# Watching 4OD etc online from Ireland



## Mel (8 Jul 2009)

I like to catch up with my favourite programmes online at night and don't have sky, so often watch things on the RTE website. 

Has anyone been successful in watching any of the British channel recordings on their websites? Channel 4, BBC, ITV would be the main ones I'm interested in. 
They are blocked from non-UK IP addresses in the same way as RTE is blocked from non-Irish IP addresses. I've heard of using a Proxy server to bypass this and obtain a UK IP address, but it hasn't worked for me so far. 
This may or may not be a *legal* request, but as they are free to air here anyway, I can't see any huge issue in watching online as opposed to on tv. 

*Moderators - If this request is against site guidelines please remove.


----------



## onq (8 Jul 2009)

Do you mean like this?

[broken link removed]

HTH

ONQ


----------



## Ms_Frugal (9 Jul 2009)

I received an email lately saying that they were withdrawing 4oD but that the service would be delivered on the channel 4 website.

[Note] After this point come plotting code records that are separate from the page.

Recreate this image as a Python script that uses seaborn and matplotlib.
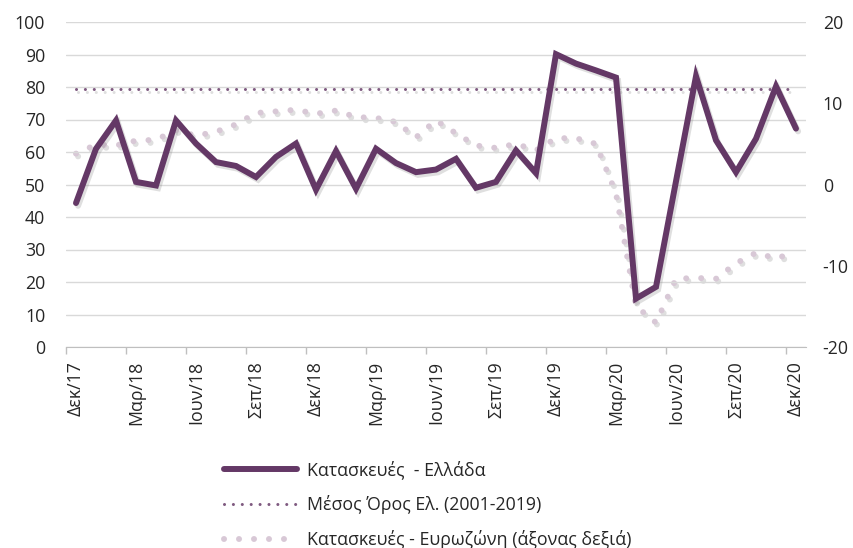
import pandas as pd
import numpy as np
import matplotlib
matplotlib.use('Agg')
import matplotlib.pyplot as plt
import seaborn as sns
from matplotlib import patheffects as pe
from matplotlib.lines import Line2D

# monthly data Dec 2017 - Dec 2020
month_names = ['Ιαν', 'Φεβ', 'Μαρ', 'Απρ', 'Μαϊ', 'Ιουν', 'Ιουλ', 'Αυγ', 'Σεπ', 'Οκτ', 'Νοε', 'Δεκ']
months = ['Δεκ/17'] + [m + '/' + y for y in ['18', '19', '20'] for m in month_names]

greece = [44.3, 61.0, 69.7, 50.8, 49.7, 69.7, 62.6, 56.9, 55.7, 52.3, 58.5, 62.6,
          48.4, 60.3, 48.7, 61.0, 56.6, 53.8, 54.6, 57.9, 49.0, 50.8, 60.5, 53.5,
          90.1, 87.2, 85.1, 82.9, 14.9, 18.5, 51.0, 83.3, 63.6, 53.8, 64.1, 80.2, 67.2]
eurozone = [3.8, 4.9, 4.8, 5.4, 5.5, 6.7, 6.0, 6.5, 7.4, 8.8, 9.0, 9.2,
            8.7, 9.1, 8.3, 8.2, 7.7, 5.8, 7.9, 6.3, 4.8, 4.5, 5.0, 4.2,
            5.7, 5.7, 5.0, -1.1, -15.0, -17.0, -11.6, -11.5, -11.6, -9.7, -8.4, -9.1, -8.3]
greece_mean = 79.4

labels = ['Κατασκευές  - Ελλάδα', 'Μέσος Όρος Ελ. (2001-2019)', 'Κατασκευές - Ευρωζώνη (άξονας δεξιά)']

df = pd.DataFrame({'idx': np.arange(len(months)), 'month': months,
                   'greece': greece, 'mean': [greece_mean] * len(months),
                   'eurozone': eurozone})

sns.set_style('white')
plt.rcParams['font.family'] = ['Open Sans', 'DejaVu Sans']
plt.rcParams['font.size'] = 12.8
plt.rcParams['axes.unicode_minus'] = False

c_gr = '#643866'
c_mean = '#7f5a80'
c_eu = '#d8c8d6'
shadow = [pe.SimpleLineShadow(offset=(1.5, -2), shadow_color='gray', alpha=0.25), pe.Normal()]

fig = plt.figure(figsize=(8.54, 5.48), dpi=100)
ax = fig.add_axes([66/854, 1-347/548, 740/854, 325/548])
ax2 = ax.twinx()

# eurozone on right axis (drawn behind)
sns.lineplot(data=df, x='idx', y='eurozone', ax=ax2, color=c_eu, lw=4.3,
             linestyle=(0, (0.01, 2.5)), dash_capstyle='round', path_effects=shadow)
sns.lineplot(data=df, x='idx', y='mean', ax=ax, color=c_mean, lw=2.2,
             linestyle=(0, (0.01, 2.9)), dash_capstyle='round', path_effects=shadow)
sns.lineplot(data=df, x='idx', y='greece', ax=ax, color=c_gr, lw=4.3,
             solid_joinstyle='miter', path_effects=shadow)
ax.set_zorder(ax2.get_zorder() + 1)
ax.patch.set_visible(False)

ax.set_ylim(0, 100)
ax.set_yticks(range(0, 101, 10))
ax2.set_ylim(-20, 20)
ax2.set_yticks([-20, -10, 0, 10, 20])
ax.set_xlim(-0.5, 36.5)
ax.set_xticks(np.arange(-0.5, 37, 3))
ax.set_xticklabels([])
ax.set_xticks(np.arange(0, 37, 3), minor=True)
ax.set_xticklabels([months[i] for i in range(0, 37, 3)], minor=True, rotation=90)
ax.tick_params(axis='x', which='major', length=5, width=1, color='#bfbfbf', direction='out', bottom=True)
ax.tick_params(axis='x', which='minor', length=0, pad=10, labelcolor='#262626')
ax.tick_params(axis='y', length=0, pad=15, labelcolor='#262626')
ax2.tick_params(axis='y', length=0, pad=12, labelcolor='#262626')
ax.set_xlabel('')
ax.set_ylabel('')
ax2.set_ylabel('')

ax.yaxis.grid(True, color='#d9d9d9', lw=1)
ax.set_axisbelow(True)
for a in (ax, ax2):
    for s in ['top', 'left', 'right', 'bottom']:
        a.spines[s].set_visible(False)
ax.spines['bottom'].set_visible(True)
ax.spines['bottom'].set_color('#bfbfbf')

handles = [Line2D([], [], color=c_gr, lw=4.3, solid_capstyle='round'),
           Line2D([], [], color=c_mean, lw=2.2, linestyle=(0, (0.01, 2.9)), dash_capstyle='round'),
           Line2D([], [], color=c_eu, lw=4.3, linestyle=(0, (0.01, 2.5)), dash_capstyle='round')]
fig.legend(handles, labels, loc='upper left', bbox_to_anchor=(0.262, 0.16), frameon=False,
           handlelength=4.1, handletextpad=0.6, labelspacing=0.9, borderpad=0, borderaxespad=0)

fig.savefig('out.png', dpi=100)
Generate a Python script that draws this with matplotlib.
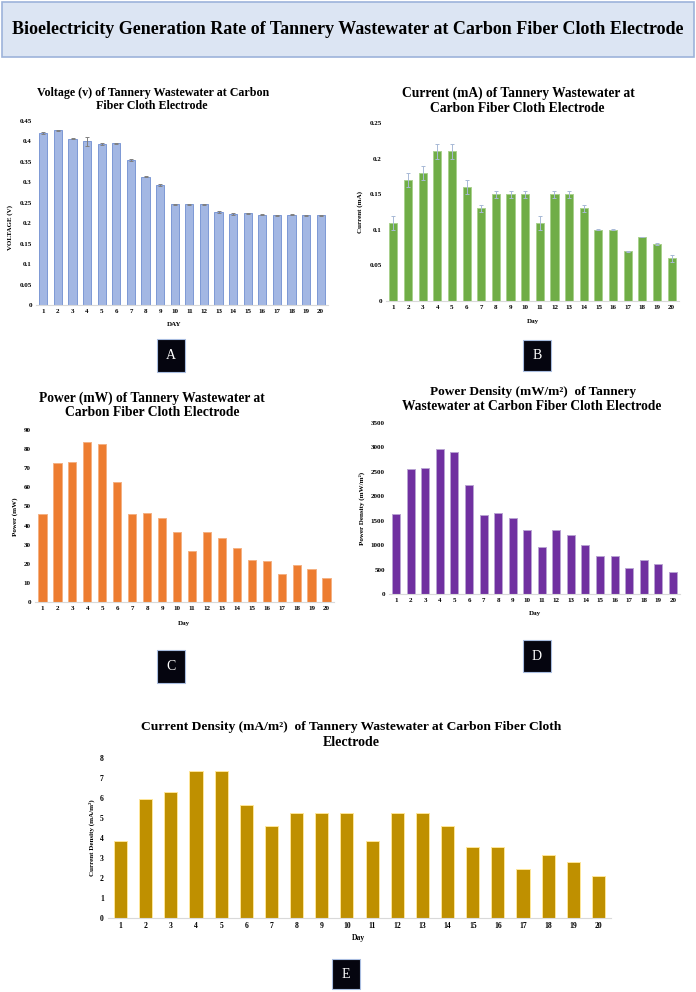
import matplotlib
matplotlib.use("Agg")
import matplotlib.pyplot as plt
from matplotlib.patches import Rectangle

W, H = 696, 992
SERIF = ["Liberation Serif", "DejaVu Serif"]

days = list(range(1, 21))
day_labels = [str(d) for d in days]

voltage = [0.421, 0.427, 0.407, 0.400, 0.394, 0.395, 0.354, 0.314, 0.294, 0.246,
           0.246, 0.246, 0.227, 0.222, 0.224, 0.221, 0.219, 0.221, 0.219, 0.219]
voltage_err = [0.002, 0.002, 0.002, 0.010, 0.002, 0.002, 0.002, 0.002, 0.002, 0.001,
               0.001, 0.001, 0.002, 0.002, 0.001, 0.001, 0.001, 0.001, 0.001, 0.001]

current = [0.11, 0.17, 0.18, 0.21, 0.21, 0.16, 0.13, 0.15, 0.15, 0.15,
           0.11, 0.15, 0.15, 0.13, 0.10, 0.10, 0.07, 0.09, 0.08, 0.06]
current_err = [0.01, 0.01, 0.01, 0.01, 0.01, 0.01, 0.005, 0.005, 0.005, 0.005,
               0.01, 0.005, 0.005, 0.005, 0.0005, 0.0005, 0.0005, 0.0005, 0.001, 0.005]

power = [46.1, 72.5, 73.1, 83.9, 82.5, 62.9, 45.8, 46.8, 43.7, 36.7,
         26.7, 36.7, 33.7, 28.3, 21.8, 21.7, 14.9, 19.4, 17.1, 12.8]

power_density = [1630, 2560, 2575, 2960, 2915, 2225, 1620, 1660, 1550, 1300,
                 955, 1300, 1198, 1012, 776, 776, 531, 701, 613, 456]

current_density = [3.87, 5.97, 6.32, 7.37, 7.37, 5.63, 4.58, 5.26, 5.26, 5.26,
                   3.87, 5.26, 5.26, 4.58, 3.54, 3.54, 2.46, 3.17, 2.80, 2.12]

main_title = "Bioelectricity Generation Rate of Tannery Wastewater at Carbon Fiber Cloth Electrode"

fig = plt.figure(figsize=(W / 100, H / 100), dpi=100)
fig.patch.set_facecolor("white")


def fx(x):
    return x / W


def fy(y):
    return 1 - y / H


def rect(l, r, top, bottom):
    return [fx(l), fy(bottom), (r - l) / W, (bottom - top) / H]


renderer = fig.canvas.get_renderer()


def fit_text(xc, yc, s, target_w, size0=9, **kw):
    t = fig.text(fx(xc), fy(yc), s, ha="center", va="center", family=SERIF,
                 fontweight="bold", fontsize=size0, **kw)
    bb = t.get_window_extent(renderer=renderer)
    if bb.width > 0:
        t.set_fontsize(size0 * target_w / bb.width)
    return t


# header box
fig.patches.append(Rectangle((fx(2), fy(57)), (692) / W, 55 / H, transform=fig.transFigure,
                             facecolor="#dce5f3", edgecolor="#9db3da", linewidth=1.2))
fit_text(348, 30, main_title, 668, size0=13)


def panel(box, values, color, edge, ymax, ystep, yfmt, ylabel, xlabel,
          err=None, errcolor=None, tick_size=5.0, bar_w=0.55):
    ax = fig.add_axes(rect(*box))
    ax.bar(days, values, width=bar_w, color=color, edgecolor=edge, linewidth=0.7,
           yerr=err, error_kw=dict(ecolor=errcolor, elinewidth=0.7, capsize=1.5, capthick=0.7) if err else None)
    ax.set_xlim(0.5, 20.5)
    ax.set_ylim(0, ymax)
    n = int(round(ymax / ystep))
    ticks = [i * ystep for i in range(n + 1)]
    ax.set_yticks(ticks)
    ax.set_yticklabels([yfmt(t) for t in ticks])
    ax.set_xticks(days)
    ax.set_xticklabels(day_labels)
    for sp in ["top", "right", "left"]:
        ax.spines[sp].set_visible(False)
    ax.spines["bottom"].set_color("#d9d9d9")
    ax.spines["bottom"].set_linewidth(0.8)
    ax.tick_params(axis="both", length=0, labelsize=tick_size, pad=3)
    for lab in ax.get_xticklabels() + ax.get_yticklabels():
        lab.set_family(SERIF)
        lab.set_fontweight("bold")
    ax.set_facecolor("none")
    return ax


def gfmt(v):
    s = ("%.2f" % v).rstrip("0").rstrip(".")
    return s if s else "0"


def ifmt(v):
    return "%d" % round(v)


# Panel A
panel((36, 328, 121, 305), voltage, "#a3b7e3", "#7d98d5", 0.45, 0.05, gfmt,
      "VOLTAGE (V)", "DAY", err=voltage_err, errcolor="#808080")
fit_text(153, 93, "Voltage (v) of Tannery Wastewater at Carbon", 233, size0=8)
fit_text(152, 106, "Fiber Cloth Electrode", 111, size0=8)
fig.text(fx(10), fy(228), "VOLTAGE (V)", rotation=90, ha="center", va="center",
         family=SERIF, fontweight="bold", fontsize=5)
fig.text(fx(174), fy(325), "DAY", ha="center", va="center", family=SERIF,
         fontweight="bold", fontsize=5)

# Panel B
panel((386, 679, 123, 301), current, "#70ad47", "#a9d18e", 0.25, 0.05, gfmt,
      "Current (mA)", "Day", err=current_err, errcolor="#a8b9d6")
fit_text(518, 93, "Current (mA) of Tannery Wastewater at", 233, size0=9)
fit_text(517, 108, "Carbon Fiber Cloth Electrode", 174, size0=9)
fig.text(fx(360), fy(212), "Current (mA)", rotation=90, ha="center", va="center",
         family=SERIF, fontweight="bold", fontsize=5)
fig.text(fx(533), fy(321), "Day", ha="center", va="center", family=SERIF,
         fontweight="bold", fontsize=5)

# Panel C
panel((35, 334, 430, 602), power, "#ed7d31", "#f4b183", 90, 10, ifmt,
      "Power (mW)", "Day")
fit_text(152, 398, "Power (mW) of Tannery Wastewater at", 226, size0=9)
fit_text(152, 413, "Carbon Fiber Cloth Electrode", 174, size0=9)
fig.text(fx(15), fy(517), "Power (mW)", rotation=90, ha="center", va="center",
         family=SERIF, fontweight="bold", fontsize=5)
fig.text(fx(184), fy(623), "Day", ha="center", va="center", family=SERIF,
         fontweight="bold", fontsize=5)

# Panel D
panel((389, 680, 423, 594), power_density, "#7030a0", "#b9a3d3", 3500, 500, ifmt,
      "Power Density (mW/m²)", "Day")
fit_text(533, 392, "Power Density (mW/m²)  of Tannery", 204, size0=9)
fit_text(532, 407, "Wastewater at Carbon Fiber Cloth Electrode", 259, size0=9)
fig.text(fx(362), fy(508), "Power Density (mW/m²)", rotation=90, ha="center", va="center",
         family=SERIF, fontweight="bold", fontsize=5)
fig.text(fx(535), fy(614), "Day", ha="center", va="center", family=SERIF,
         fontweight="bold", fontsize=5)

# Panel E
panel((108, 611, 758, 918), current_density, "#bf9000", "#ffe699", 8, 1, ifmt,
      "Current Density (mA/m²)", "Day", tick_size=5.5, bar_w=0.52)
fit_text(351, 727, "Current Density (mA/m²)  of Tannery Wastewater at Carbon Fiber Cloth", 418, size0=9)
fit_text(351, 743, "Electrode", 57, size0=9)
fig.text(fx(92), fy(838), "Current Density (mA/m²)", rotation=90, ha="center", va="center",
         family=SERIF, fontweight="bold", fontsize=5)
fig.text(fx(359), fy(938), "Day", ha="center", va="center", family=SERIF,
         fontweight="bold", fontsize=5.5)

# letter boxes
for letter, (l, r, t, b) in [("A", (157, 185, 339, 372)), ("B", (523, 551, 340, 371)),
                             ("C", (157, 185, 650, 683)), ("D", (523, 551, 640, 672)),
                             ("E", (332, 360, 959, 989))]:
    fig.patches.append(Rectangle((fx(l), fy(b)), (r - l) / W, (b - t) / H,
                                 transform=fig.transFigure, facecolor="#05050f",
                                 edgecolor="#a9bde0", linewidth=0.8))
    fig.text(fx((l + r) / 2), fy((t + b) / 2), letter, ha="center", va="center",
             color="white", family=SERIF, fontsize=10)

fig.savefig("out.png", dpi=100)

I'm hoping they don't block non-uk IP addresses now..... :-(


----------



## nolo77 (9 Jul 2009)

Ms_Frugal said:


> I received an email lately saying that they were withdrawing 4oD but that the service would be delivered on the channel 4 website. I'm hoping they don't block non-uk IP addresses now..... :-(


 
I suspect that is exactly why it is only going to be available on the channel 4 website. Pity! I watched most of "Brothers and Sisters" on 4oD!


----------



## Mel (9 Jul 2009)

I've never been able to watch anything on teh channel 4 website, it displays a message that the service is unavailable in my region...
That first website is ok, but it only gives the more obscure channels, I'm looking for the main ones from the UK.


----------



## dereko1969 (9 Jul 2009)

yes it seems to have been removed through the channel4 website recently, i'd watched the red riding trilogy online no problem but when i went this week to look at the first episode of gerry's big decision it's not available here now, real pain.


----------